Cogitar um espaço repleto de iguais, dispostos a lutar por uma ideia vaga de dignidade, motivou negros a fugirem das senzalas, do açoite, da mutilação, dos estupros, dos assassinatos, e a buscar refúgio neste fragmento de esperança.
Ainda que aqui também houvesse uma sentença de morte, seria lutando por uma liberdade antes  enterrada.






É fácil encontrar controvérsias acerca das estruturas quilombolas e lideranças da época. 
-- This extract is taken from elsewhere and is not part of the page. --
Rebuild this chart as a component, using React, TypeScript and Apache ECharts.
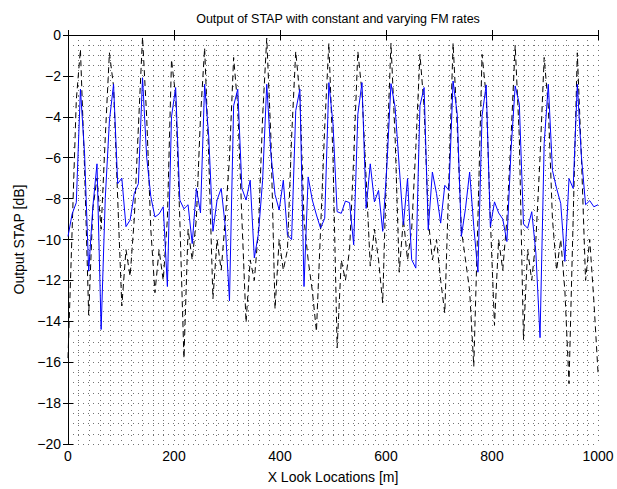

Sobre reforço e enriquecimento das comunidades, punição severa dos negros aos negros que abandonavam  os quilombos e os mais variados argumentos que demonizavam qualquer investida de autonomia das pessoas escravizadas.
Opressor não abre mão de poder detido.

Não tento romantizar, mas faço reflexões sobre quanto um levante negro incomodou o bolso, a arrogância e a supremacia da população não-negra da época. 
E até onde alcança a burguesia contemporânea, dona da caneta que vem escrevendo o livro da nossa história. 
A expressão "apagamento" diz muito sobre o que aprendemos na escola.





Mainha e eu saímos com inúmeras promessas de retorno. Compartilhando uma alegria inexplicável por pisar naquele solo que recebeu, corajosamente, o pesar e o sangue dos nossos.

Acredito em pouca coisa nesta vida. Inclusive, "energia boa" (ou ruim) está na lista de coisas que não fazem sentido pra mim.
Entretanto, qualquer preto que passou pelo Quilombo dos Palmares saiu modificado pelo lugar.

Pelo Quilombo.

Resistindo até o último suspiro, houve quem saiu sem vida. 
Motivada a contribuir com o legado de força para as próximas gerações, saí esperançosa (indignada também).